The density of the glass, its refractive index.
The curvature of the lens.
The angle by which the rays are deviated within the glass or other transparent medium is the angle of refraction and the ratio of the sine values of the angles of incidence (i) and refraction (r) gives a figure known as the refractive index (RI) of the medium ( Fig. 3.6a ). The greater the RI, the higher the density of the medium. The RI of transparent substances is important in the computation and design of lenses, microscope slides, coverslips and mounting media. Air has a refractive index of 1.00, water 1.30 and glass has a range of values depending on the type, mostly averaging 1.50.
Usually, light passing from one medium into another of higher density is refracted towards the normal, and when passing into a less dense medium it is refracted away from the normal. The angle of incidence may increase to the point where the light emerges parallel to the surface of the lens – beyond this angle of incidence total internal reflection will occur, and no light will pass through ( Fig. 3.6a ).
Parallel rays of light entering a simple lens are brought together by refraction to a single point, the principal focus or focal point , where a clear image will be formed of an object ( Fig. 3.6b ). The distance between the optical center of the lens and the principal focus is the focal length . A lens has an additional pair of points, one either side of the lens, called conjugate foci , and an object placed at one will form a clear image on a screen placed at the other. The conjugate foci vary in position – as the object is moved nearer the lens the image will be formed further away, at a greater magnification, and inverted. This is the real image and is formed by the objective lens of the microscope ( Fig. 3.7 ).

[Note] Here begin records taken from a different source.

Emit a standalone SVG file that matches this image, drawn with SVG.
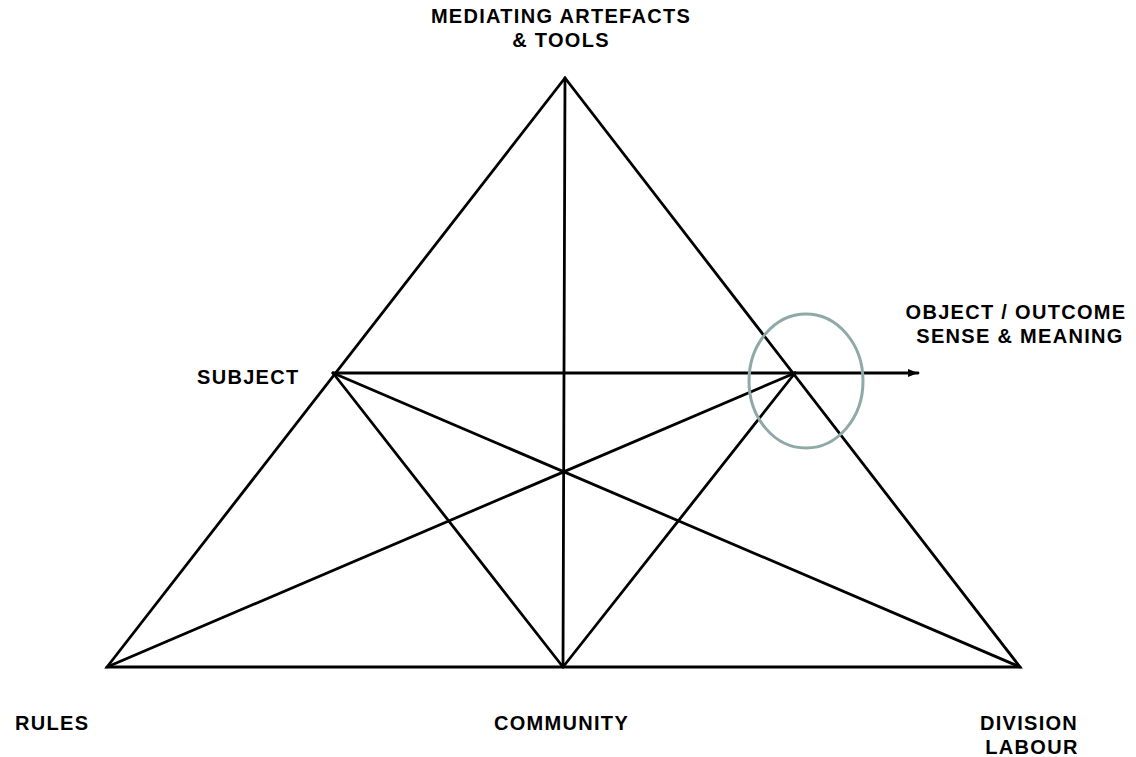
<svg xmlns="http://www.w3.org/2000/svg" width="1136" height="757" viewBox="0 0 1136 757">
<style>
.l{stroke:#000;stroke-width:2.8;fill:none;stroke-linecap:round}
.t{font-family:"Liberation Sans",Arial,sans-serif;font-weight:bold;font-size:20px;letter-spacing:1.3px;fill:#000}
</style>
<defs>
<marker id="ah" viewBox="0 0 10 10" refX="10" refY="5" markerWidth="12" markerHeight="10" markerUnits="userSpaceOnUse" orient="auto">
<path d="M0,1 L10,5 L0,9 Z" fill="#000"/>
</marker>
</defs>
<rect width="1136" height="757" fill="#fff"/>
<g id="connectors">
<path class="l" d="M107,667 L565,78 L1020,667 Z"/>
<line class="l" x1="565" y1="78" x2="563" y2="667"/>
<line class="l" x1="333" y1="373" x2="795" y2="373"/>
<line class="l" x1="795" y1="373" x2="918" y2="373" marker-end="url(#ah)"/>
<line class="l" x1="333" y1="373" x2="563" y2="667"/>
<line class="l" x1="795" y1="373" x2="563" y2="667"/>
<line class="l" x1="333" y1="373" x2="1020" y2="667"/>
<line class="l" x1="795" y1="373" x2="107" y2="667"/>
</g>
<g id="object-highlight">
<ellipse cx="806" cy="381" rx="57" ry="67" fill="none" stroke="#8fa8a8" stroke-width="3"/>
</g>
<g id="node-tools">
<text class="t" x="561" y="23" text-anchor="middle">MEDIATING ARTEFACTS</text>
<text class="t" x="561" y="47" text-anchor="middle">&amp; TOOLS</text>
</g>
<g id="node-object">
<text class="t" x="1016" y="319" text-anchor="middle">OBJECT / OUTCOME</text>
<text class="t" x="1020" y="343" text-anchor="middle">SENSE &amp; MEANING</text>
</g>
<g id="node-subject">
<text class="t" x="197" y="384">SUBJECT</text>
</g>
<g id="node-rules">
<text class="t" x="15" y="730">RULES</text>
</g>
<g id="node-community">
<text class="t" x="494" y="730">COMMUNITY</text>
</g>
<g id="node-division">
<text class="t" x="1029" y="730" text-anchor="middle">DIVISION</text>
<text class="t" x="1032" y="754" text-anchor="middle">LABOUR</text>
</g>
</svg>
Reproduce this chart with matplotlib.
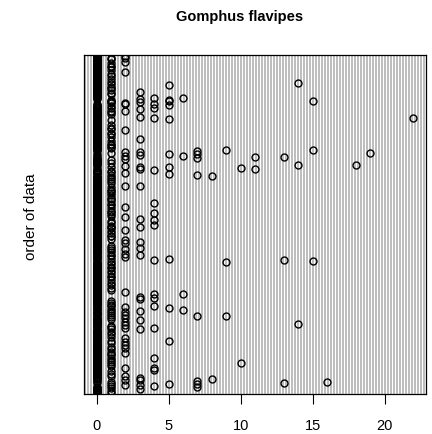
import matplotlib
matplotlib.use("Agg")
import matplotlib.pyplot as plt

plt.rcParams['font.family'] = ['Liberation Sans', 'DejaVu Sans']

# 0/1 counts for each row, bottom row first (rows listed in high_rows override these)
low_pattern = """
0010 0001 0000 1000 0010 0100 0001 0000 1001 0000 0100 0010 0000
1000 0010 0001 0000 0100 1000 0010 0001 0000 0100 1001 0000 0010
0001 0000 1000 0100 0010 0000 1001 0000 0100 0010 0000 1000 0101
0000 1000 0010 0001 0000 0100 1000 0010 0001 0010 0000 0100 1000
0100 0010 0000 1001 0000 0010 0100 0001 0000 1000 0100 0001 0000
0010 0000 0100 1000 0010 0001 0000 0100 1000 0010 0001 0000 1001
0000 0100 1000 0010 0001 0000 1000 0100 0010 0000 0101 0000 0010
1000 0010 0001 0000 0100 1001 0000 0010 0100 0001 0000 1000 0010
0001 0100 0000 1000 0010 0100 0001 0000 1001 0000 0100 0010 0001
0100 0001 0010 0000 1000 0100 0010 0001 0000 1000 0010 0100 0000
0010 1000 0001 0000 0100 0010 1000 0000 0101 0000 1000 0010 0100
1001 0000 0100 0010 0000 1000 0001 0100 0000 0010 1000 0001 0000
0000 0010 1000 0100 0001 0000 0100 1000 0010 0001 0000 0100 1001
0100 1000 0000 0010 0100 0001 0000 1001 0000 0100 0010 0000 1000
0001 0000 0100 1000 0010 0000 1001 0000 0100 1000 0001 0010 0000
"""

# rows (1 = first observation) holding counts of 2 and more
high_rows = {
    2: [779, 773, 765, 741, 671, 668, 651, 609, 557, 549, 542, 525, 509, 479,
        431, 407, 378, 354, 347, 335, 323, 315, 234, 201, 189, 182, 174, 167,
        159, 152, 129, 120, 113, 105, 95, 60, 41, 33, 21],
    3: [696, 680, 672, 657, 638, 587, 558, 551, 524, 518, 480, 404, 384, 350,
        336, 320, 224, 219, 191, 170, 150, 36, 32, 20, 11],
    4: [683, 669, 660, 635, 516, 440, 416, 402, 389, 309, 231, 221, 203, 153,
        83, 59, 56, 18],
    5: [711, 677, 674, 665, 633, 554, 522, 506, 311, 197, 122, 23],
    6: [681, 548, 230, 194],
    7: [560, 552, 543, 504, 180, 30, 24, 17],
    8: [503, 35],
    9: [561, 305, 179],
    10: [521, 71],
    11: [546, 519],
    13: [545, 308, 26],
    14: [717, 527, 161],
    15: [675, 563, 306],
    16: [27],
    18: [528],
    19: [555],
    22: [636],
}

counts = [int(c) for c in "".join(low_pattern.split())]
for value, rows in high_rows.items():
    for r in rows:
        counts[r - 1] = value
n = len(counts)
order = list(range(1, n + 1))

fig = plt.figure(figsize=(4.32, 4.34), dpi=100)
ax = fig.add_axes([84 / 432, 40 / 434, 342 / 432, 339 / 434])

xmin, xmax = -0.88, 22.88
# dotted guide line for every row, like dotchart()
ax.hlines(order, xmin, xmax, colors='#bebebe', linewidth=0.72,
          linestyles=(0, (1.5, 1.5)), antialiased=False, zorder=1)
ax.plot(counts, order, 'o', ms=5.0, mfc='none', mec='black', mew=1.0,
        linestyle='none', zorder=2)

ax.set_xlim(xmin, xmax)
ax.set_ylim(0, n + 1)
ax.set_xticks([0, 5, 10, 15, 20])
ax.set_yticks([])
ax.tick_params(axis='x', length=7, width=0.8, pad=11, labelsize=10.5)
for s in ax.spines.values():
    s.set_linewidth(0.9)

fig.text(240 / 432, 1 - 21 / 434, 'Gomphus flavipes', ha='center',
         va='baseline', fontsize=10.5, fontweight='bold')
fig.text(31 / 432, 1 - 217 / 434, 'order of data', rotation=90,
         ha='center', va='center', fontsize=11)

fig.savefig('out.png', dpi=100)
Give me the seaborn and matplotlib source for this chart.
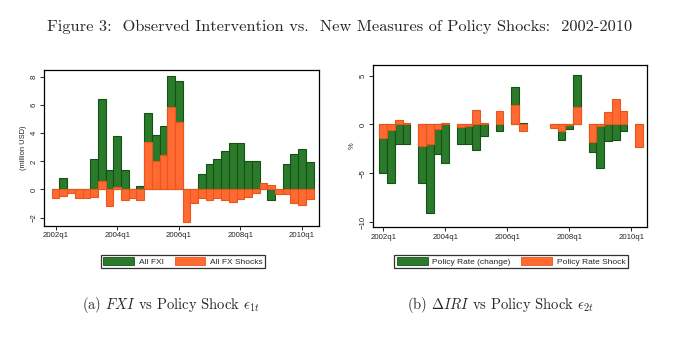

If the object is placed nearer the lens, within the principal focus, the image is formed on the same side as the object and is enlarged, the correct way up, and cannot be projected onto a screen. This is the virtual image ( Fig. 3.8 ) and is formed by the eyepiece of the microscope from the real image projected by the objective. This appears to be at a distance of approximately 250mm from the eye, near the object stage level . This may be illustrated as in Fig. 3.2 with the formation of both images in the upright compound microscope.
White light is composed of all the visible spectral colors and on passing through a simple lens, each wavelength is refracted differently – blue is brought to a shorter focus than red. This lens defect is chromatic aberration ( Fig. 3.9a ) and results in an unsharp image with colored fringes. It is possible to construct compound lenses of different glass elements to correct this fault. An achromat corrected for blue and red produces a secondary spectrum of yellow and green; this in turn can be corrected by adding more lens components, the more expensive apochromat .
Microscope objectives of both achromatic and apochromatic types are usually overcorrected for longitudinal chromatic aberration and must be combined with matched compensating eyepieces to form a good quality image. This restriction on changing lens combinations is overcome by using chromatic, aberration free (CF) optics which correct for both longitudinal and lateral chromatic aberrations, and remove all color fringes. This is useful for fluorescence and interference microscopes.
Other distortions in the image may be due to coma, astigmatism, curvature of field and spherical aberration; they are due to the lens shape and quality. Spherical aberration is caused when light rays entering a curved lens at its periphery are refracted more than those rays entering the center of the lens and are not brought to a common focus ( Fig. 3.9b ). These faults are corrected by making lenses of different glass components, e.g. fluorite, and of differing shapes.
A progression of light sources has been used from sunlight, oil lamps, low-voltage electric lamps and now LEDs. The latter operate via a transformer and can be adjusted to the intensity required.